虎姫高で女子生徒にバイオ大助教ら講演 自身の歩みや支援制度を紹介
科学の道を志す高校生に女性研究者が自身の歩みを通じて今後のキャリアについてアドバイスする講演会が13日、虎姫高校で開かれた。
講演会は女性奉仕団体の国際ソロプチミスト長浜(松井喜久枝会長)が主催する「夢を拓く—高校生のためのキャリア・サポート」事業。長浜バイオ大助教の近藤真千子さん(39)と同大学院生の梅田知晴さん(26)を講師に迎え、女子生徒20人が話を聞いた。
近藤さんは長浜バイオ大の1期生で、博士課程修了後、助手として勤務。出産・育児のため退職したが、その後復帰して、現在は2人の子どもを育てながら大学の実験実習や授業を行っている。
講演では植物が独自の免疫反応で病原菌の感染から身を守っている仕組みについて研究していることを紹介したうえで、研究者の仕事を解説。実験実習や講義科目の授業のほか、研究資金の調達、論文の執筆・投稿が重要だとした。

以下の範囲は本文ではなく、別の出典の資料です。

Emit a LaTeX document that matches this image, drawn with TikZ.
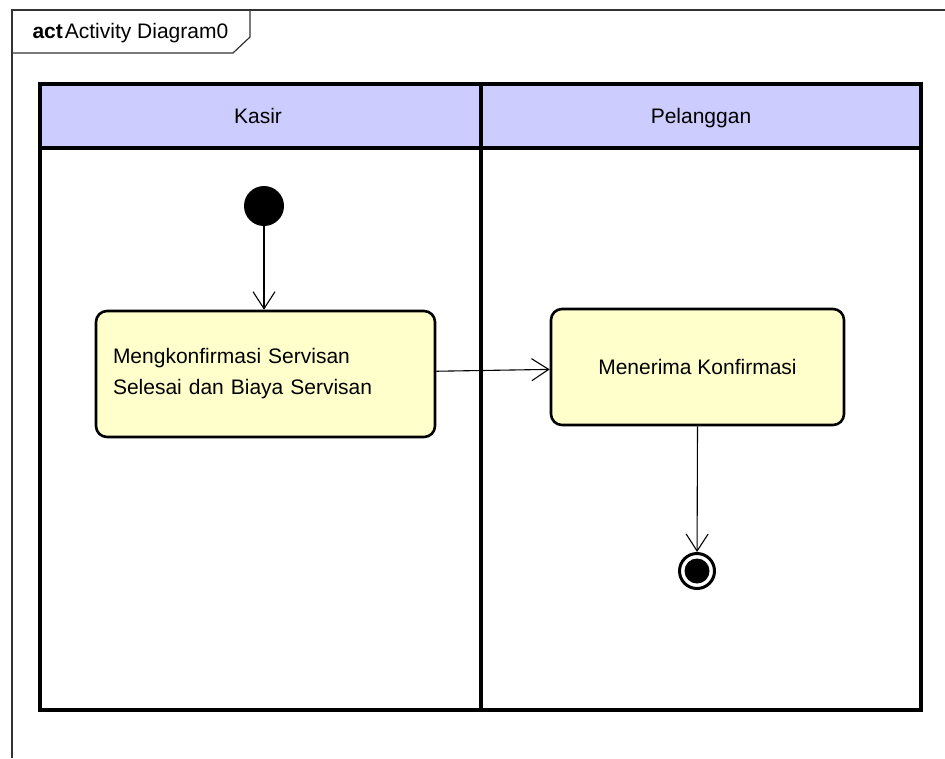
\documentclass[tikz,border=0pt]{standalone}
\usepackage{fontspec}
\setmainfont{Liberation Sans}
\usetikzlibrary{arrows.meta}
\definecolor{laneblue}{RGB}{204,204,255}
\definecolor{actyellow}{RGB}{255,255,204}
\tikzset{
	lane/.style={draw=black,line width=3.4pt},
	header/.style={lane,fill=laneblue},
	lanetext/.style={anchor=base,font=\fontsize{21}{26}\selectfont},
	action/.style={draw,line width=2.6pt,rounded corners=11pt,fill=actyellow,font=\fontsize{21}{31}\selectfont},
	flow/.style={line width=1.1pt,-{Straight Barb[length=17pt,width=22pt,line width=1.1pt]}}
}
\begin{document}
\begin{tikzpicture}[x=1pt,y=-1pt]
			\useasboundingbox (0,0) rectangle (945,758);
			\draw[line width=1.2pt,black!80] (12,758)--(12,10)--(945,10);
			\draw[line width=1.2pt,black!80] (12,53)--(233,53)--(250,37)--(250,10);
			\node[anchor=base west,font=\fontsize{21}{26}\selectfont] (title) at (29,38) {\textbf{act}\hspace{2pt}Activity Diagram0};
			\draw[header] (40,84) rectangle (481,148);
			\draw[header] (481,84) rectangle (921,148);
			\draw[lane] (40,148) rectangle (481,710);
			\draw[lane] (481,148) rectangle (921,710);
			\node[lanetext] (kasir) at (258,123) {Kasir};
			\node[lanetext] (pelanggan) at (701,123) {Pelanggan};
			\node[circle,fill,minimum size=40pt,inner sep=0pt] (start) at (264,206) {};
			\node[action,minimum width=339pt,minimum height=126pt,text width=305pt,inner xsep=17pt,align=left] (act1) at (265.5,374) {Mengkonfirmasi Servisan\\Selesai dan Biaya Servisan};
			\node[action,minimum width=293pt,minimum height=116pt] (act2) at (697.5,367) {Menerima Konfirmasi};
			\node[circle,draw,line width=3pt,minimum size=35pt,inner sep=0pt] (end) at (697,571) {};
			\fill (end) circle (12.5);
			\draw[flow] (start) -- (start |- act1.north);
			\draw[flow] (act1) -- (act2);
			\draw[flow] (act2.south) -- (end);
	\end{tikzpicture}
\end{document}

他国に比べ日本は女性研究者が少ない実態を伝え、例えば長浜バイオ大では教授53人中1人、准教授14人中1人、助教13人中2人しかいないとした。
日本に女性研究者が少ない理由として「家庭との両立が困難」「無意識の偏見」「職場環境」「ロールモデルの少なさ」との新聞社調査の結果を紹介した。そのうえで、男女共同参画の視点から、女性研究者向けの研究費支援などのサポート制度が徐々に増えつつあると説明した。
女性研究者のロールモデルとして、次期学長に選ばれている長浜バイオ大の伊藤正恵教授を挙げた。伊藤教授は農学部で大学院修士課程を修了し、一度民間企業に就職した後、博士課程に入学してウイルスの研究を始めた。近藤さんは「やりたいことや興味は少しずつ変化する。軌道修正はいつでも可能だから、今の気持ちを大切に」との伊藤教授のメッセージを伝え、自身も「今やりたいことを大切に、ちょっと先の未来を考え、欲張りに生きよう」とアドバイスしていた。
梅田さんは大学院で酵母菌を使った老化のメカニズムを研究。「健康寿命を伸ばすために、将来、人に生きる研究につなげたい」と研究動機を説明した。将来は企業で研究を続けたい考えで、企業で活躍する女性研究者を紹介していた。
出席した生徒からは「出産や育児で休んだりすると、男性研究者が多い中では不利ではないか」との質問があり、近藤さんは「独身ならば好きなだけ研究できるが、私は時間になったら帰らないといけない。ただ、やりたいことをやれている状態なので、不利だとか考えてもしょうがない」と語り、梅田さんは「論文は1人だけで出すのではなく、チームで出す。男性に頼ってもいいし、男性と比較する必要はない」とアドバイスしていた。
講演後、岸田紗季さん(2年)は「研究職には女性は不利だと漠然と思っていたが、サポート体制が整いつつあることを知った。生活の安定、ライフプランとかを考えると難しさを感じるが、女性が研究をやりやすくなっていて、私も研究職に挑戦したい」と話していた。